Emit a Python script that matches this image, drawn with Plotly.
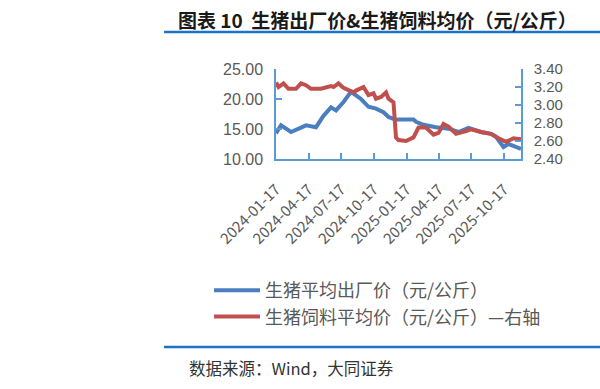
import plotly.graph_objects as go

# ---- data ----
hog_dates = ["2024-01-17", "2024-01-31", "2024-02-28", "2024-04-10", "2024-05-08", "2024-05-29",
             "2024-06-19", "2024-07-03", "2024-07-24", "2024-07-31", "2024-08-14", "2024-08-28",
             "2024-09-11", "2024-10-02", "2024-10-23", "2024-11-13", "2024-11-27", "2024-12-11",
             "2024-12-18", "2024-12-25", "2025-02-05", "2025-02-12", "2025-03-05", "2025-04-09",
             "2025-05-14", "2025-06-11", "2025-07-09", "2025-08-13", "2025-09-10", "2025-09-24",
             "2025-10-15", "2025-10-29", "2025-11-19", "2025-12-03"]
hog_price = [14.3, 15.6, 14.5, 15.6, 15.3, 17.2,
             18.6, 18.1, 19.5, 20.0, 21.2, 20.6,
             20.0, 18.7, 18.4, 17.8, 17.0, 16.7,
             16.5, 16.6, 16.6, 16.2, 15.7, 15.3,
             15.05, 14.5, 15.2, 14.5, 14.2, 13.7,
             12.0, 12.5, 12.0, 11.7]

feed_dates = ["2024-01-17", "2024-01-24", "2024-02-07", "2024-02-21", "2024-03-13", "2024-03-27",
              "2024-04-10", "2024-04-24", "2024-05-22", "2024-06-19", "2024-06-26", "2024-07-10",
              "2024-07-24", "2024-08-07", "2024-08-21", "2024-08-28", "2024-09-18", "2024-10-02",
              "2024-10-16", "2024-10-23", "2024-11-06", "2024-11-20", "2024-11-27", "2024-12-11",
              "2024-12-18", "2024-12-25", "2025-01-15", "2025-02-05", "2025-02-19", "2025-03-12",
              "2025-04-02", "2025-04-16", "2025-04-30", "2025-05-14", "2025-06-04", "2025-07-02",
              "2025-07-16", "2025-08-13", "2025-09-10", "2025-10-01", "2025-10-22", "2025-11-12",
              "2025-12-03"]
feed_price = [3.25, 3.20, 3.24, 3.18, 3.18, 3.24,
              3.22, 3.18, 3.18, 3.21, 3.20, 3.24,
              3.19, 3.16, 3.14, 3.16, 3.20, 3.11,
              3.13, 3.07, 3.09, 3.14, 3.07, 3.03,
              2.64, 2.61, 2.60, 2.64, 2.75, 2.75,
              2.67, 2.69, 2.79, 2.76, 2.68, 2.71,
              2.73, 2.70, 2.68, 2.63, 2.59, 2.63,
              2.62]

x_tick_vals = ["2024-01-17", "2024-04-17", "2024-07-17", "2024-10-17",
               "2025-01-17", "2025-04-17", "2025-07-17", "2025-10-17"]
x_tick_text = x_tick_vals

title_text = "图表 10  生猪出厂价&生猪饲料均价（元/公斤）"
series1_name = "生猪平均出厂价（元/公斤）"
series2_name = "生猪饲料平均价（元/公斤）—右轴"
source_text = "数据来源：Wind，大同证券"

# ---- layout geometry (pixels) ----
W, H = 600, 389
L, R, T, B = 276, 521, 69, 159


def px(x):
    return (x - L) / (R - L)


def py(y):
    return (B - y) / (B - T)


FONT = "Noto Sans CJK SC"
NUM_FONT = "Liberation Sans, Arial, sans-serif"
AXIS_BLUE = "#5b9bd5"
GRAY = "#595959"

fig = go.Figure()
fig.add_trace(go.Scatter(x=hog_dates, y=hog_price, name=series1_name, mode="lines",
                         line=dict(color="#4a7ebf", width=4), yaxis="y"))
fig.add_trace(go.Scatter(x=feed_dates, y=feed_price, name=series2_name, mode="lines",
                         line=dict(color="#c0504d", width=4), yaxis="y2"))

fig.update_layout(
    width=W, height=H,
    paper_bgcolor="white", plot_bgcolor="white",
    margin=dict(l=L, r=W - R, t=T, b=H - B, autoexpand=False),
    font=dict(family=FONT, color=GRAY),
    showlegend=True,
    legend=dict(x=px(209), y=py(272), xanchor="left", yanchor="top",
                font=dict(size=18, color=GRAY, family=FONT),
                bgcolor="rgba(0,0,0,0)", itemwidth=46, tracegroupgap=0),
    xaxis=dict(type="date", range=["2024-01-17", "2025-12-03"],
               tickvals=x_tick_vals, ticktext=x_tick_text, tickangle=-45,
               showgrid=False, zeroline=False, showline=True, linecolor=AXIS_BLUE, linewidth=1.5,
               ticks="inside", ticklen=6, tickcolor=AXIS_BLUE, tickwidth=1.5,
               tickfont=dict(size=15, color=GRAY, family=FONT), ticklabelstandoff=14),
    yaxis=dict(range=[10, 25], dtick=5, tickformat=".2f",
               showgrid=False, zeroline=False, showline=True, linecolor=AXIS_BLUE, linewidth=1.5,
               ticks="inside", ticklen=6, tickcolor=AXIS_BLUE, tickwidth=1.5,
               tickfont=dict(size=16, color=GRAY, family=NUM_FONT), ticklabelstandoff=8),
    yaxis2=dict(range=[2.4, 3.4], dtick=0.2, tickformat=".2f", overlaying="y", side="right",
                showgrid=False, zeroline=False, showline=True, linecolor=AXIS_BLUE, linewidth=1.5,
                ticks="inside", ticklen=6, tickcolor=AXIS_BLUE, tickwidth=1.5,
                tickfont=dict(size=15, color=GRAY, family=NUM_FONT), ticklabelstandoff=8),
)

fig.add_annotation(text="<b>" + title_text + "</b>", xref="paper", yref="paper",
                   x=px(176), y=py(19), xanchor="left", yanchor="middle", showarrow=False,
                   font=dict(size=19, color="#1a1a1a", family=FONT))
fig.add_annotation(text=source_text, xref="paper", yref="paper",
                   x=px(187), y=py(368), xanchor="left", yanchor="middle", showarrow=False,
                   font=dict(size=16.5, color="#333333", family=FONT))

fig.add_shape(type="line", xref="paper", yref="paper", x0=px(164), x1=px(600), y0=py(32), y1=py(32),
              line=dict(color="#1f72c4", width=2.5))
fig.add_shape(type="line", xref="paper", yref="paper", x0=px(164), x1=px(600), y0=py(347), y1=py(347),
              line=dict(color="#1f72c4", width=2.5))

# remove the browser's default 8px page margin so the figure sits at the window's corner
fig.write_html("out.html", config={"displayModeBar": False},
               post_script="document.body.style.margin='0';")
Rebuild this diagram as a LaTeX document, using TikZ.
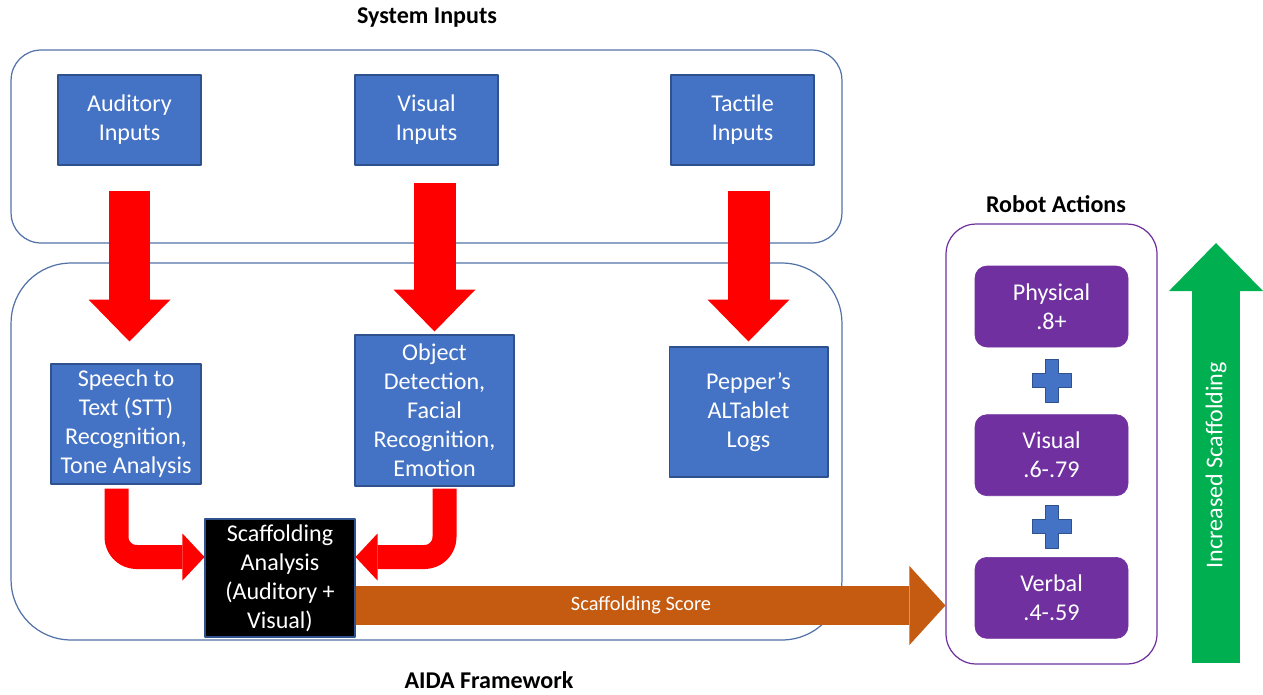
\documentclass[tikz,border=0pt]{standalone}
\usepackage{fontspec}
\setmainfont{Carlito}
\usepackage{tikz}
\usetikzlibrary{positioning, arrows.meta, calc}

\definecolor{boxblue}{HTML}{4472C4}
\definecolor{boxline}{HTML}{2F528F}
\definecolor{frameline}{HTML}{5272A8}
\definecolor{actpurple}{HTML}{7030A0}
\definecolor{scoreorange}{HTML}{C55A11}
\definecolor{upgreen}{HTML}{00B050}

\newcommand{\boxfont}{\fontsize{13.7}{16.5}\selectfont}

\begin{document}
\begin{tikzpicture}[x=0.02cm, y=-0.02cm, line join=round,
    frame/.style={draw=frameline, line width=0.7pt, rounded corners=#1},
    title/.style={font=\boxfont\bfseries},
    inbox/.style={draw=boxline, line width=0.6pt, fill=boxblue, text=white, align=center,
        inner sep=1pt, font=\boxfont, minimum width=2.86cm, minimum height=1.8cm},
    actbox/.style={draw=actpurple, fill=actpurple, text=white, align=center, rounded corners=0.24cm,
        inner sep=1pt, font=\boxfont, minimum width=3.06cm, minimum height=1.62cm},
    feed/.style={draw=red, line width=0.84cm, -{Triangle[length=0.84cm, width=1.64cm, line width=0pt]}},
    bentfeed/.style={draw=red, line width=0.48cm, rounded corners=0.4cm,
        -{Triangle[length=0.44cm, width=0.94cm, line width=0pt]}},
    score/.style={draw=scoreorange, line width=0.78cm, -{Triangle[length=0.72cm, width=1.58cm, line width=0pt]}},
    rise/.style={draw=upgreen, line width=0.96cm, -{Triangle[length=0.96cm, width=1.88cm, line width=0pt]}},
    plus/.style={draw=boxline, line width=0.5pt, fill=boxblue}]
    \useasboundingbox (0,0) rectangle (1263,694);

    % group frames and titles
    \node[frame=0.6cm, minimum width=16.62cm, minimum height=3.86cm] (inp) at (426.5,146.5) {};
    \node[frame=1.2cm, minimum width=16.62cm, minimum height=7.54cm] (aida) at (426.5,451.5) {};
    \node[frame=0.6cm, draw=actpurple, minimum width=4.22cm, minimum height=8.8cm] (act) at (1051.5,444) {};
    \node[title] (inptitle) at (427,17) {System Inputs};
    \node[title] (aidatitle) at (489,680) {AIDA Framework};
    \node[title] (acttitle) at (1056,204) {Robot Actions};

    % system inputs
    \node[inbox] (aud) at (129.5,120) {Auditory\\Inputs};
    \node[inbox] (vis) at (426.5,120) {Visual\\Inputs};
    \node[inbox] (tac) at (742.5,120) {Tactile\\Inputs};

    % processing
    \node[inbox, minimum width=3cm, minimum height=2.4cm] (stt) at (126,424)
        {Speech to\\Text (STT)\\Recognition,\\Tone Analysis};
    \node[inbox, minimum width=3.18cm, minimum height=3.02cm] (obj) at (434.5,410.5)
        {Object\\Detection,\\Facial\\Recognition,\\Emotion};
    \node[inbox, minimum width=3.18cm, minimum height=2.6cm] (pep) at (748.5,412)
        {Pepper’s\\ALTablet\\Logs};
    \node[inbox, fill=black, minimum width=3cm, minimum height=2.36cm] (sa) at (280,578)
        {Scaffolding\\Analysis\\(Auditory +\\Visual)};

    % robot actions
    \node[actbox] (phy) at (1051.5,306.5) {Physical\\.8+};
    \node[actbox, below=1.34cm of phy] (vsl) {Visual\\.6-.79};
    \node[actbox, below=1.22cm of vsl] (vrb) {Verbal\\.4-.59};

    % plus signs between actions
    \coordinate (plusa) at ($(phy.south)!0.5!(vsl.north)$);
    \coordinate (plusb) at ($(vsl.south)!0.5!(vrb.north)$);
    \foreach \p in {plusa, plusb}
        \draw[plus, shift={(\p)}] (-6.5,-21.5) -- (6.5,-21.5) -- (6.5,-7) -- (19.5,-7) -- (19.5,7)
            -- (6.5,7) -- (6.5,21.5) -- (-6.5,21.5) -- (-6.5,7) -- (-19.5,7) -- (-19.5,-7) -- (-6.5,-7) -- cycle;

    % inputs into processing
    \draw[feed, shorten <=0.5cm, shorten >=0.44cm] (aud.south) -- (aud.south |- stt.north);
    \draw[feed, shorten <=0.34cm, shorten >=0.06cm] (vis.south -| obj.north) -- (obj.north);
    \draw[feed, shorten <=0.5cm, shorten >=0.1cm] (tac.south -| pep.north) -- (pep.north);

    % into scaffolding analysis
    \draw[bentfeed, shorten <=0.08cm] ([xshift=-0.19cm]stt.south) |- ([yshift=0.42cm]sa.west);
    \draw[bentfeed, shorten <=0.04cm] ([xshift=0.2cm]obj.south) |- ([yshift=0.42cm]sa.east);

    % score to robot actions
    \coordinate (scorestart) at ([yshift=-0.55cm]sa.east);
    \draw[score] (scorestart) -- (scorestart -| act.west)
        node[pos=0.484, text=white, font=\fontsize{11.6}{13}\selectfont] {Scaffolding Score};

    % scaffolding level arrow
    \coordinate (upfoot) at (1216,663);
    \coordinate (uptip) at (1216,243);
    \draw[rise] (upfoot) -- (uptip) node[pos=0.471, rotate=90, text=white, font=\boxfont] {Increased Scaffolding};
\end{tikzpicture}
\end{document}
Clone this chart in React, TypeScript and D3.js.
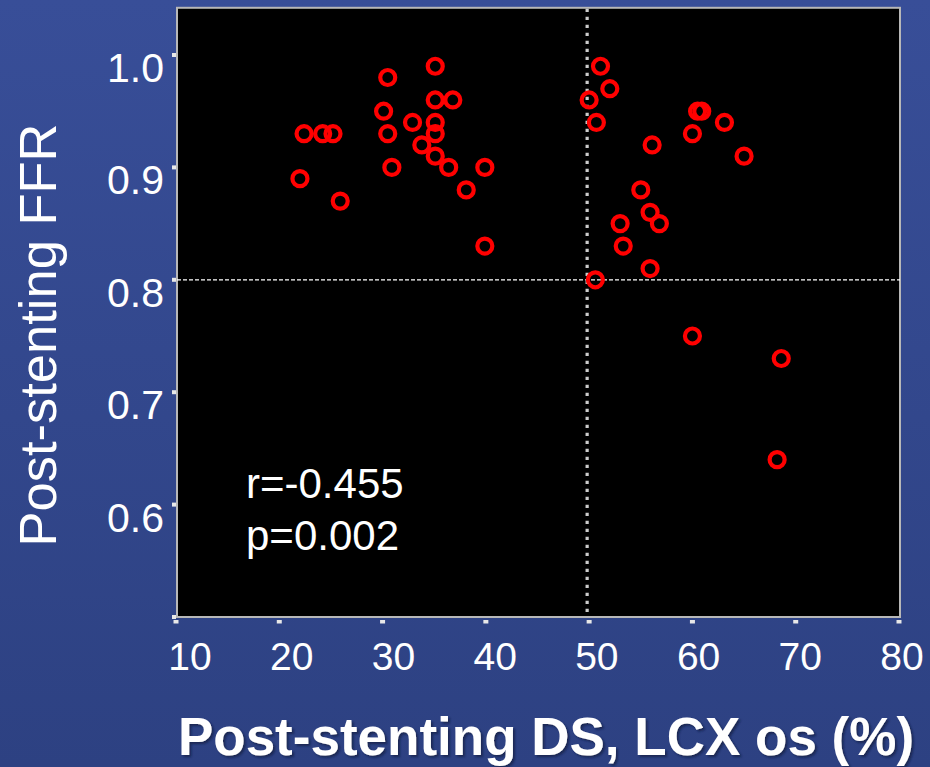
import React from "react";
import * as d3 from "d3";

const dsValues: number[] = [
  22.0, 22.4, 24.2, 25.2, 25.9, 30.5, 30.1, 30.5, 30.9, 32.9, 33.8,
  35.1, 35.1, 36.8, 35.1, 35.1, 35.1, 36.4, 38.1, 39.9, 39.9,
  51.1, 52.0, 50.0, 50.7, 50.6, 60.5, 60.9, 63.1, 60.0, 56.1,
  65.0, 55.0, 55.9, 53.0, 56.8, 53.3, 55.9, 60.0, 68.6, 68.2,
];
const ffrValues: number[] = [
  0.89, 0.93, 0.93, 0.93, 0.87, 0.98, 0.95, 0.93, 0.90, 0.94, 0.92,
  0.99, 0.96, 0.96, 0.94, 0.93, 0.91, 0.90, 0.88, 0.90, 0.83,
  0.99, 0.97, 0.96, 0.94, 0.80, 0.95, 0.95, 0.94, 0.93, 0.92,
  0.91, 0.88, 0.86, 0.85, 0.85, 0.83, 0.81, 0.75, 0.73, 0.64,
];
const xTicks: number[] = [10, 20, 30, 40, 50, 60, 70, 80];
const yTicks: number[] = [0.5, 0.6, 0.7, 0.8, 0.9, 1.0];
const yTickLabels: string[] = ["", "0.6", "0.7", "0.8", "0.9", "1.0"];
const dsCutoff = 50;
const ffrCutoff = 0.8;
const statLines: string[] = ["r=-0.455", "p=0.002"];
const xTitle = "Post-stenting DS, LCX os (%)";
const yTitle = "Post-stenting FFR";

const W = 930;
const H = 767;
const FONT = "'Liberation Sans', Arial, Helvetica, sans-serif";

export default function App() {
  const x = d3.scaleLinear().domain([10, 80]).range([176, 899]);
  const xLabel = d3.scaleLinear().domain([10, 80]).range([190, 902]);
  const y = d3.scaleLinear().domain([0.5, 1.0]).range([617, 55]);
  const boxLeft = 177;
  const boxRight = 900;
  const boxTop = y(1.042);
  const boxBottom = 617;

  const points = dsValues.map((d, i) => ({ ds: d, ffr: ffrValues[i] }));

  return (
    <div style={{ position: "fixed", left: 0, top: 0, width: W, height: H }}>
      <svg width={W} height={H} style={{ display: "block" }}>
        <defs>
          <linearGradient id="bg" x1="0" y1="0" x2="0" y2="1">
            <stop offset="0" stopColor="#384e98" />
            <stop offset="1" stopColor="#2d4182" />
          </linearGradient>
          <filter id="shadow" x="-5%" y="-20%" width="110%" height="150%">
            <feDropShadow dx="2" dy="2" stdDeviation="0.8" floodColor="#111a40" floodOpacity="0.7" />
          </filter>
        </defs>
        <rect x={0} y={0} width={W} height={H} fill="url(#bg)" />

        {/* plot area */}
        <rect
          x={boxLeft}
          y={boxTop}
          width={boxRight - boxLeft}
          height={boxBottom - boxTop}
          fill="#000"
          stroke="#b8b8b8"
          strokeWidth={2}
        />

        {/* reference lines */}
        <line
          x1={boxLeft}
          x2={boxRight}
          y1={y(ffrCutoff)}
          y2={y(ffrCutoff)}
          stroke="#ffffff"
          strokeWidth={1.2}
          strokeDasharray="4,2"
        />
        <line
          x1={x(dsCutoff) - 2}
          x2={x(dsCutoff) - 2}
          y1={boxTop + 1}
          y2={boxBottom - 1}
          stroke="#cccccc"
          strokeWidth={3.2}
          strokeDasharray="3.3,4.7"
        />

        {/* y ticks */}
        {yTicks.map((t, i) => (
          <g key={"yt" + i}>
            <rect x={172} y={y(t) - 2} width={4} height={4} fill="#e8e8e8" />
            {yTickLabels[i] && (
              <text
                x={164}
                y={y(t) + 27}
                textAnchor="end"
                fontFamily={FONT}
                fontSize={41}
                fill="#ffffff"
              >
                {yTickLabels[i]}
              </text>
            )}
          </g>
        ))}

        {/* x ticks */}
        {xTicks.map((t, i) => (
          <g key={"xt" + i}>
            <rect x={x(t) - 2.5} y={620} width={5} height={3.5} fill="#e8e8e8" />
            <text
              x={xLabel(t)}
              y={670}
              textAnchor="middle"
              fontFamily={FONT}
              fontSize={39}
              fill="#ffffff"
            >
              {t}
            </text>
          </g>
        ))}

        {/* points */}
        {points.map((p, i) => (
          <circle
            key={"p" + i}
            cx={x(p.ds)}
            cy={y(p.ffr)}
            r={7.5}
            fill="none"
            stroke="#ff0000"
            strokeWidth={4.2}
          />
        ))}

        {/* stats */}
        {statLines.map((s, i) => (
          <text
            key={"s" + i}
            x={246}
            y={498 + i * 52}
            fontFamily={FONT}
            fontSize={42}
            fill="#ffffff"
          >
            {s}
          </text>
        ))}

        {/* y title */}
        <text
          transform={`translate(56, 335) rotate(-90)`}
          textAnchor="middle"
          fontFamily={FONT}
          fontSize={52.5}
          fill="#ffffff"
        >
          {yTitle}
        </text>

        {/* x title with shadow */}
        <text
          x={546}
          y={755}
          textAnchor="middle"
          fontFamily={FONT}
          fontSize={53}
          fontWeight="bold"
          fill="#ffffff"
          filter="url(#shadow)"
        >
          {xTitle}
        </text>
      </svg>
    </div>
  );
}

==================================================

- Required work
Write out every line of the listing that holds the word "React".

- Result below
Clone this chart in React, TypeScript and D3.js.
import React from "react";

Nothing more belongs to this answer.